■ EXERCISE AIM: Go through the records and extract every line with the word "this".

■ DATA ROWS:
━━━━
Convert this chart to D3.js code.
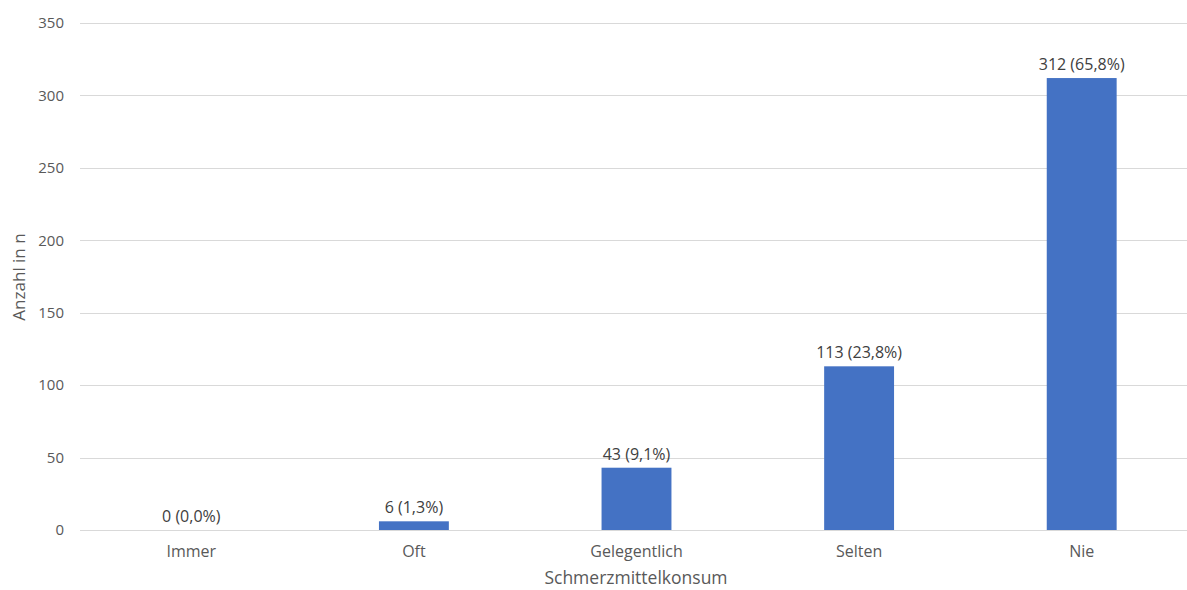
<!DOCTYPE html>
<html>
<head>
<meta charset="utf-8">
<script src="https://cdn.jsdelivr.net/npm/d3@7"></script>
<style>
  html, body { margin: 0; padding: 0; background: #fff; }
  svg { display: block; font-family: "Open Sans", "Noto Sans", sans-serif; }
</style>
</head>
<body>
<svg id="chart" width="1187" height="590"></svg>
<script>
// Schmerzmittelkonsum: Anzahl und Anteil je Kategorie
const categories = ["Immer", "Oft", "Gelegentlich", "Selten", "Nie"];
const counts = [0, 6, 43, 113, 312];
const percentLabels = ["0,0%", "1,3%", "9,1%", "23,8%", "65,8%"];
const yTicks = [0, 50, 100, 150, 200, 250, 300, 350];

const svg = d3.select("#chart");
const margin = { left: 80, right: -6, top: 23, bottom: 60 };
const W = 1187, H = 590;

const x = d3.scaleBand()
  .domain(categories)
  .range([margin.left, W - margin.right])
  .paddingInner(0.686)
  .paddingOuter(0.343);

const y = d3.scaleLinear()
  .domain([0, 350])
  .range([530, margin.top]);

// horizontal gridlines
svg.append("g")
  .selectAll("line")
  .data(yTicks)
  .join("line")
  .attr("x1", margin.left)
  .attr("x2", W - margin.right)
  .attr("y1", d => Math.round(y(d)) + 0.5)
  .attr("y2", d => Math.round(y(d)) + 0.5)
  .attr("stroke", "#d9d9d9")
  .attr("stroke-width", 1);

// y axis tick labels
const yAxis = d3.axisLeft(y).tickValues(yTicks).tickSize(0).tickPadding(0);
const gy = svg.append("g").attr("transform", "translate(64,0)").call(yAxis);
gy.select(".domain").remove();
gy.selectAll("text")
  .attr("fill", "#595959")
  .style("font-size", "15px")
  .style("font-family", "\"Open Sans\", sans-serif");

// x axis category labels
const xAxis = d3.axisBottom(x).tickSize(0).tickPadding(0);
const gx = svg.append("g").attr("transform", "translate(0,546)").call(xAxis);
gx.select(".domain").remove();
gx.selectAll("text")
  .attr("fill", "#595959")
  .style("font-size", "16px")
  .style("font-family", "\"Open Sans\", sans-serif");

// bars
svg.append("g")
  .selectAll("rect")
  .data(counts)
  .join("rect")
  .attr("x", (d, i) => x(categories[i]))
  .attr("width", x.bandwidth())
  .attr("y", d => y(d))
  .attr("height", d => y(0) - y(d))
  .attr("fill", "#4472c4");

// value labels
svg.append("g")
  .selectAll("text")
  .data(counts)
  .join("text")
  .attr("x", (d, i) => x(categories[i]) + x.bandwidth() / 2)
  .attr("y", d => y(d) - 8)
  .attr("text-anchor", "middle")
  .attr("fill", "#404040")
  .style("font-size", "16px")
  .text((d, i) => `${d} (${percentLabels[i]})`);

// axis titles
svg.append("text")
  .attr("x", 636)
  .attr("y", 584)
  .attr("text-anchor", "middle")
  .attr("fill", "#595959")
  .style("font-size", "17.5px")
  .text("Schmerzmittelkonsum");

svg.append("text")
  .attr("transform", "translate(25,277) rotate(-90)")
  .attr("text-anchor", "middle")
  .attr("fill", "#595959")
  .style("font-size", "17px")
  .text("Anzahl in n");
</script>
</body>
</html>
━━━━
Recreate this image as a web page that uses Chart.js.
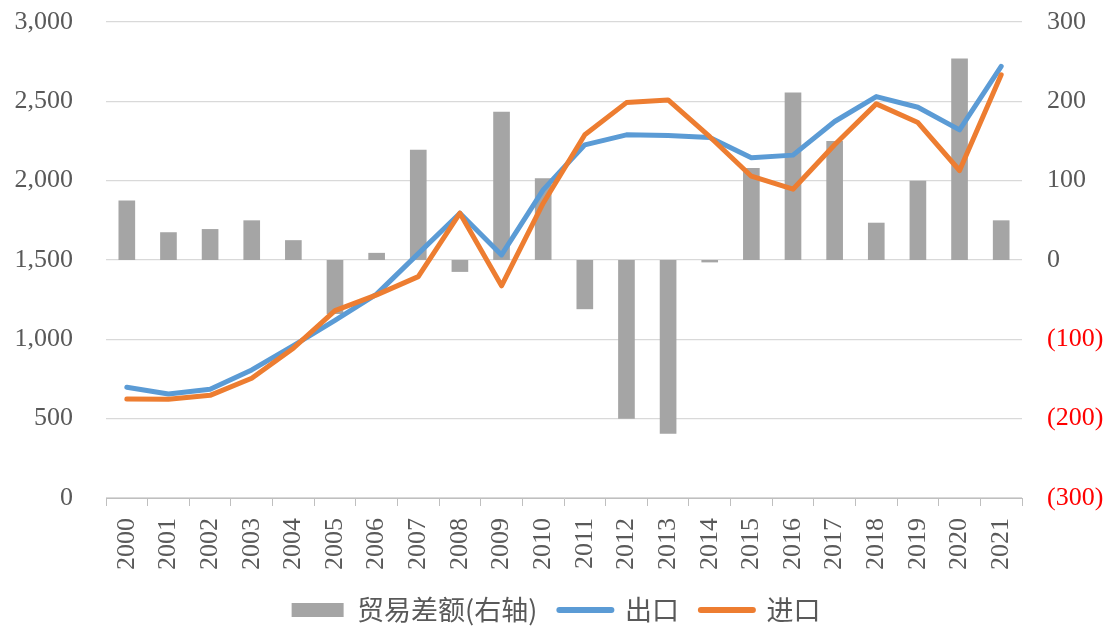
━━━━
■ EXERCISE OUTPUT:
Convert this chart to D3.js code.
Recreate this image as a web page that uses Chart.js.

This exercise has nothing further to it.